One evening Gabriel Syme, a young idealist, is enticed into a pitch-black room, interviewed by an unseen man, and recruited into a secret agency dedicated to catching anarchists. But the anarchists are organized; they have democratically elected a council of seven men, each code-named for a day of the week. Syme infiltrates the council and is elected the new Thursday.

Each of the other six anarchists has his own bizarre traits and secrets, as Syme gradually discovers. But the strangest and most terrifying anarchist is the group's cryptic leader, Sunday.

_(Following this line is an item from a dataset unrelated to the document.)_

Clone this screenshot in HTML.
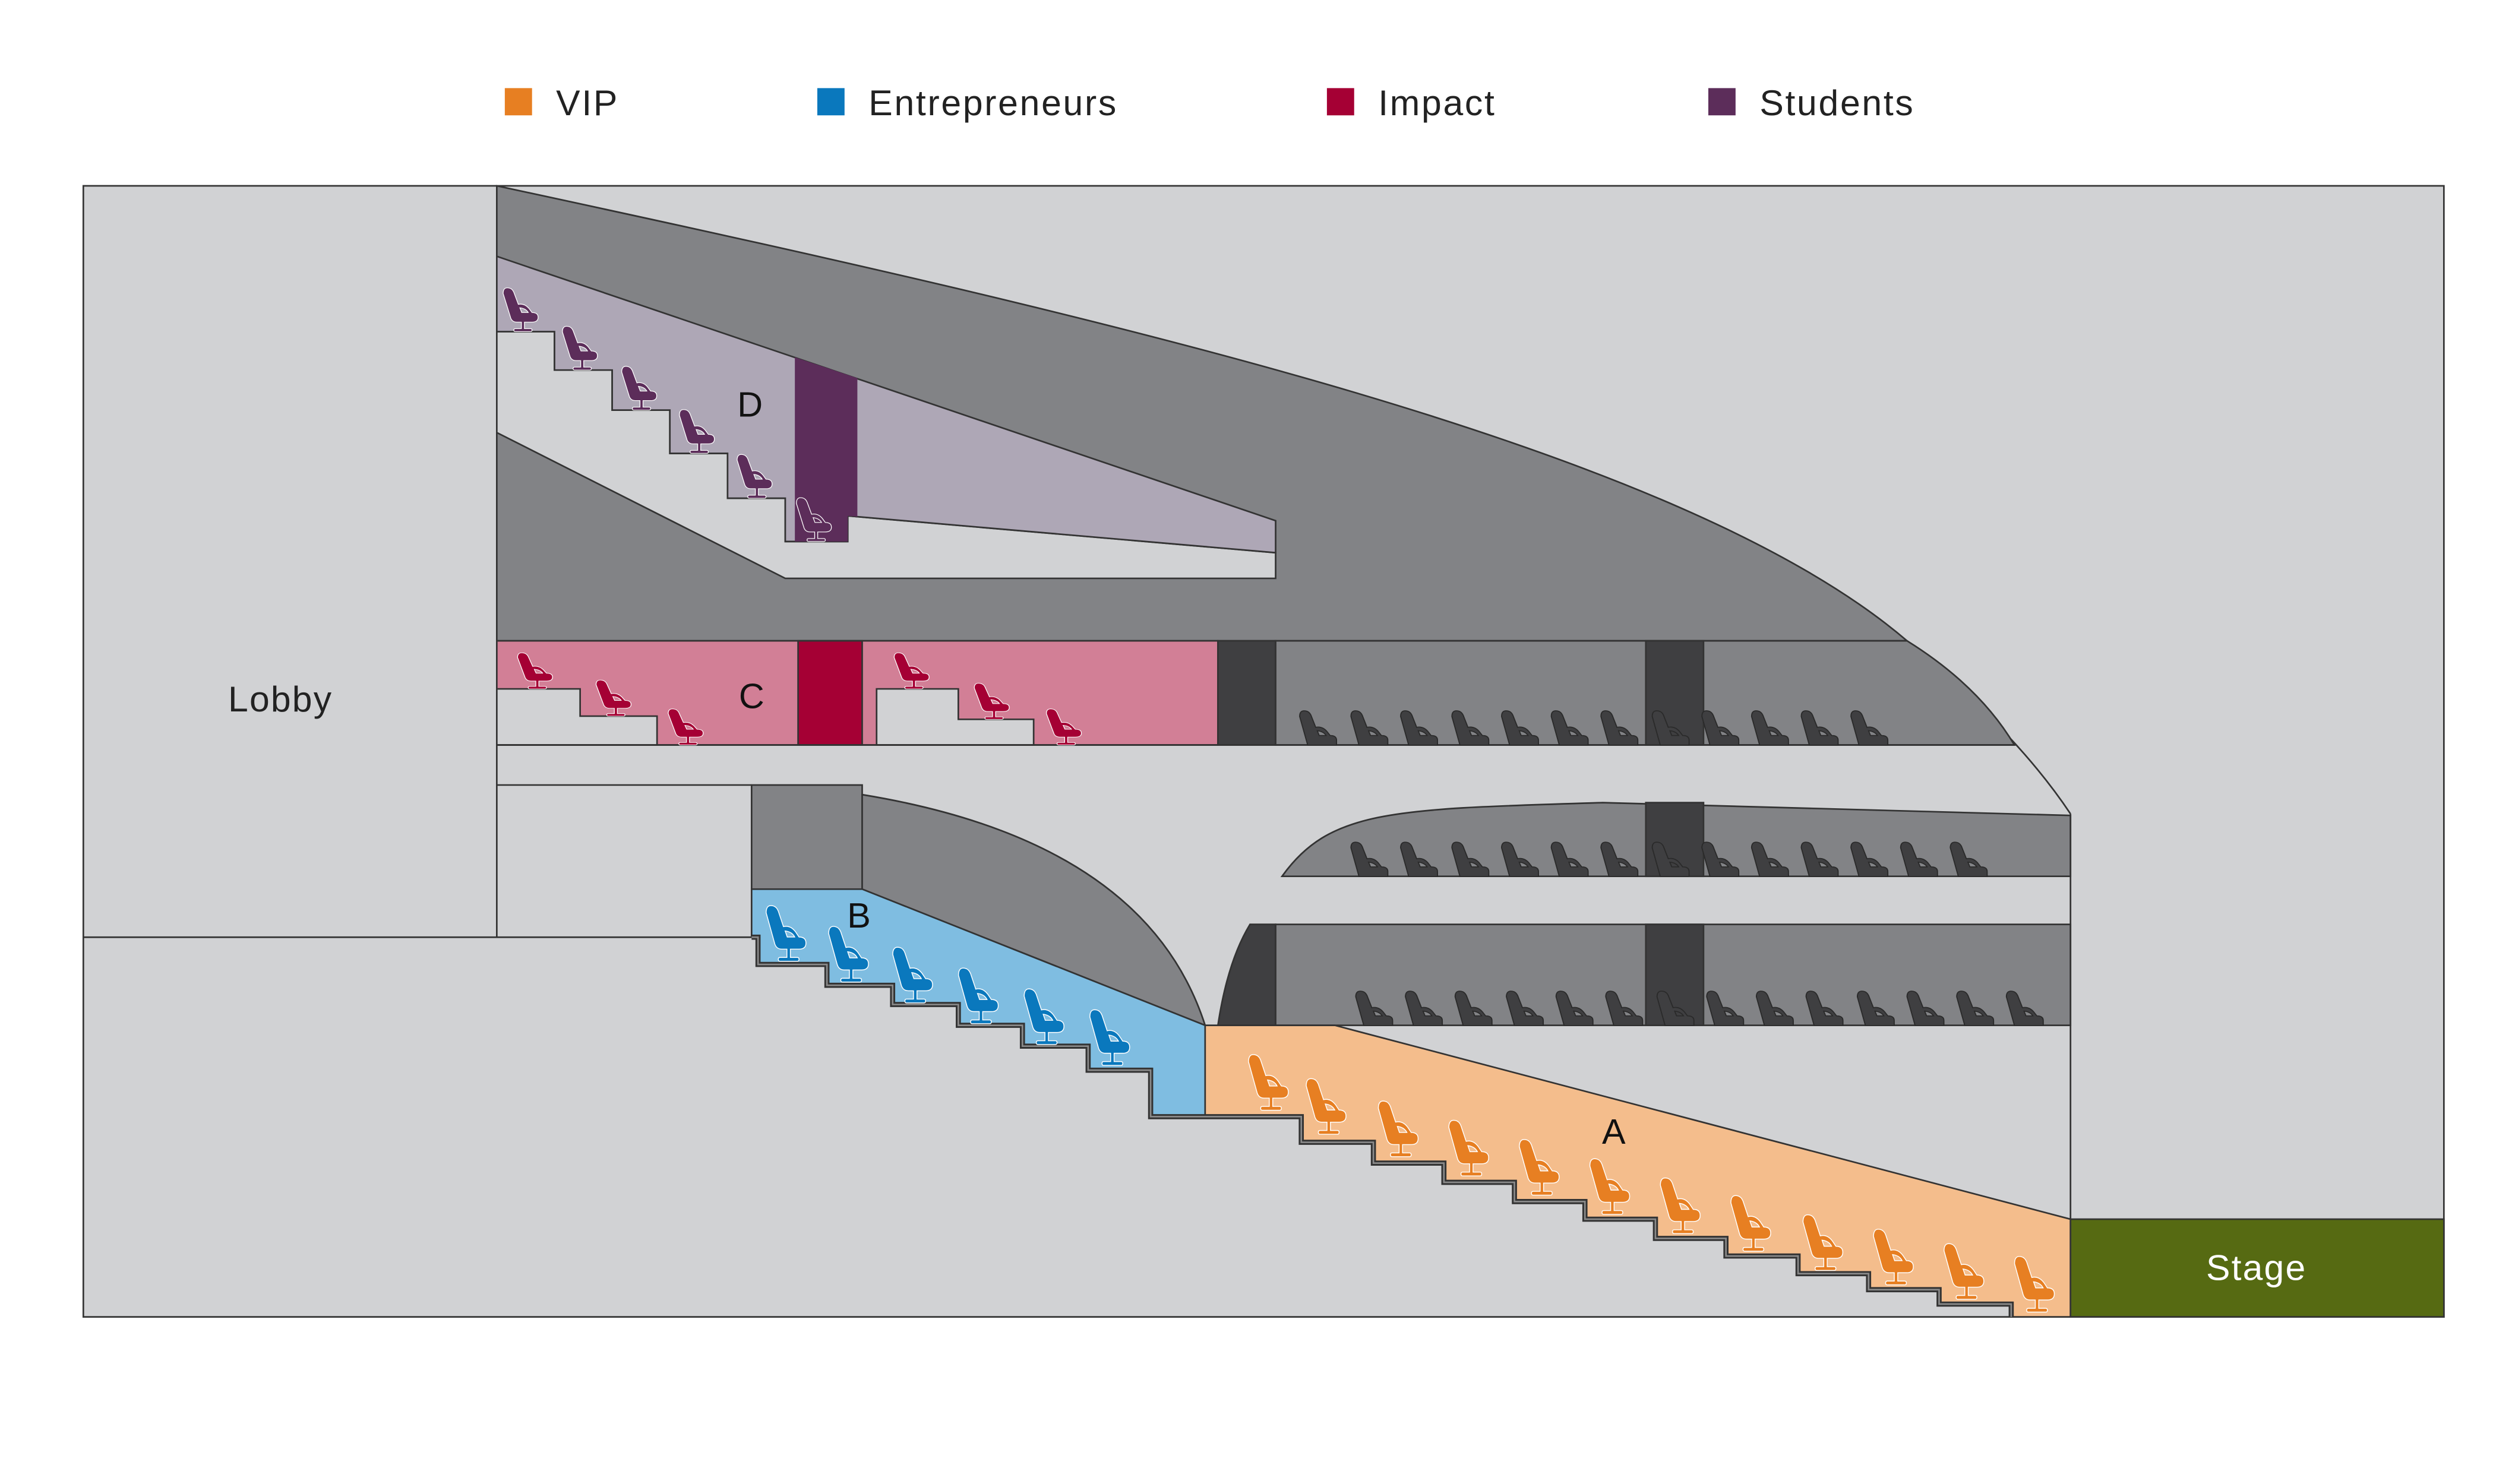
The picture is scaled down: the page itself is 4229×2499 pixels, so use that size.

The story is a constant flow of action, including probably the very first car chase in popular fiction. There's also an elephant chase, a balloon chase, and the whole universe inside a masquerade party.

The entire novel has the feel of a nightmare: a dreamscape filled with bright kaleidoscoping colors yet with the ever-present dominance of red. Enormous faces loom everywhere, arousing a dreadful memory from Syme's childhood. Puns, wordplay, and obscure references abound.

The Man Who Was Thursday is a clear influence on the TV series The Prisoner, featuring a similar use of symbols and images with multiple interpretations in a global village where individuality is malleable. In an essay published the day before his death, Gilbert Keith Chesterton (1874-1936) stated that this novel represents humanity's triumph over pessimism.